We’ve set out some key considerations and pitfalls based on our experience so far.

Before the meeting

  • Ensure everyone can access the meeting. Do a quick test run facilitated by your IT department. This is best done individually, particularly with those less familiar with using such technology.
  • Arrange for available IT support throughout the meeting so they can troubleshoot as needed (especially where the meetings take place outside of hours and IT may not normally be in work). 
  • Consider dial in options. Video conferencing or webinars are useful to have papers on screen and the Clerk can move through the relevant papers as necessary.
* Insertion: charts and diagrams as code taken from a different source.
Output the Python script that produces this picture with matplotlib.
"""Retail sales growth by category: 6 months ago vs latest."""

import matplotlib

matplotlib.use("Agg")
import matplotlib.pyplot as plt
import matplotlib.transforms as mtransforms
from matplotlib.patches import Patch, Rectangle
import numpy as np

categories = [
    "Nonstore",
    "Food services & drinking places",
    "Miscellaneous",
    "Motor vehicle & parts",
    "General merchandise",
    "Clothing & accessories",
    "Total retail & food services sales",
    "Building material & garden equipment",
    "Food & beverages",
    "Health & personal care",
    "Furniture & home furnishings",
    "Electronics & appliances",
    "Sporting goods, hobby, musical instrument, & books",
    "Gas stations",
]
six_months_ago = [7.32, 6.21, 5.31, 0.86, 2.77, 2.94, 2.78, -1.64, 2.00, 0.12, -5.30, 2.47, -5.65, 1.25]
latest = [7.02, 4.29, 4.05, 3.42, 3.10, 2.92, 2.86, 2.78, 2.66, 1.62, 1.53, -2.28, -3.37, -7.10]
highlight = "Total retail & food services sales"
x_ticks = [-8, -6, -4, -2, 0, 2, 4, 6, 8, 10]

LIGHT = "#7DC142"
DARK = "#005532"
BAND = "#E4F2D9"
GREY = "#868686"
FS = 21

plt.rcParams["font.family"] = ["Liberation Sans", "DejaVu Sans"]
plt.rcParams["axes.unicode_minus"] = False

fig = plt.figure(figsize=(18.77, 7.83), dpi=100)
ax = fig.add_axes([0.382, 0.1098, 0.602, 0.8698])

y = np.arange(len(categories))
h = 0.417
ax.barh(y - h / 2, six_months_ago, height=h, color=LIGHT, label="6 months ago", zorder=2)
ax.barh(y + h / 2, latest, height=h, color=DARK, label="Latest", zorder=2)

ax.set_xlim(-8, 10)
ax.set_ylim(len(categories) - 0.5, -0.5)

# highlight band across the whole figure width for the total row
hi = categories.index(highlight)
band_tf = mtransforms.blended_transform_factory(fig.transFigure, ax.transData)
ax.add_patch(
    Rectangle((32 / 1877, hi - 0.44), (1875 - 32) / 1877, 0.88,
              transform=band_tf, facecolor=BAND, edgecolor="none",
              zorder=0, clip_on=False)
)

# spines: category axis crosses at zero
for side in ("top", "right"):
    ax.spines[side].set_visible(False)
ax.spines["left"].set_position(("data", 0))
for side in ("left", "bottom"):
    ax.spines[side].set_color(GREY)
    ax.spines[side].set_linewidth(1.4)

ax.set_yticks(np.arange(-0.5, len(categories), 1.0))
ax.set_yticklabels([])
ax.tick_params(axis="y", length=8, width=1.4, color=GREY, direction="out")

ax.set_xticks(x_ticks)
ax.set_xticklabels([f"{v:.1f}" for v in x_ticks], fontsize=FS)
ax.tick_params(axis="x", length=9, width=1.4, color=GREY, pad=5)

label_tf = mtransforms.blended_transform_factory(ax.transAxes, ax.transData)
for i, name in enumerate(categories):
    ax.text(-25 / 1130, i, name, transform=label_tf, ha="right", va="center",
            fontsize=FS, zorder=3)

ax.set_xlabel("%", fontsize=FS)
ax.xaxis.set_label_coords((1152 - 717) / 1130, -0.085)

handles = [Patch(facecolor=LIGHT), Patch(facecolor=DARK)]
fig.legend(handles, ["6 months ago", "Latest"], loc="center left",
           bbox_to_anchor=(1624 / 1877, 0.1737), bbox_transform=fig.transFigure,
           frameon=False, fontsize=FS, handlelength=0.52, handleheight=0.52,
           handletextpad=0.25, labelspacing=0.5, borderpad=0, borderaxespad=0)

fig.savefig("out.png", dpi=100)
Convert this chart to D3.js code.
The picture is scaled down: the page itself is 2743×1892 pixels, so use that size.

It also creates a sense of community. 
  • Check that your governing documents allow for the operation of e-meetings.

Tips for papers

  • Share papers in PDF format in advance to check everyone can receive sizeable documents and so everyone has these with plenty of time to read and prepare (this is no different to in person meetings).
  • Make sure papers have covering papers with concise synopses and clear recommendations.

Tips for presenters

  • Reading verbatim is never a good use of time during meetings, particularly on a call. Prepare for calls so it can be as engaging as possible. 

Tips for chairs

  • Body language is difficult to read, even on video calls. The chair will need to allow a formal opportunity for Board members to speak after each presentation. 
  • If multiple people speak at once, the Chair needs to step in and state an order for people’s contributions.
  • The Chair should summarise the discussion giving a final chance for challenge if required and to make sure the minutes reflect the discussion held. 
  • If the meeting duration is lengthy allow time for comfort breaks. 
  • Do due diligence before the meeting so all opinions are informed ones. 
  • Ensure everyone who needs it has time on the agenda. 

Tips for members

  • Send written questions in advance, especially where these relate to matters of fact or matters of clarification. This allows the presenter to specifically address them. Make sure you still make your contribution in the meeting where your point relates to the decision. 
  • Always send corrections (for example of spelling or grammar in a formal annual report) in writing upon reading the document. 
  • Dial in from a quiet room with a setting that you are content for your fellow Board members to see and always dress appropriately. 
  • Make sure that you have access to refreshments as you would for any meeting.

All attendees

  • Remember to mute your microphone when you are not speaking to avoid unnecessary noise.
  • If it is video conferencing, remember that you can be seen as well as heard, and act accordingly.
  • Using video will help reduce the likelihood of multitasking and will improve concentration. 

Some points for the future

  • E-meetings have the potential to revolutionise governance, and in the long run will become a core part of the Board member engagement strategy. 
  • The UK currently has a target to be carbon neutral by 2050. Many of the practices we are following now regarding remote working and use of technology will contribute to this. Looking forward - if half of all meetings become remote, this would make a genuine contribution to reducing traffic related pollution.
  • It is possible that the more remote and flexible working practices we see as a result of the current situation will help in Boardroom diversity. The greater access there is to the top means more opportunity for all.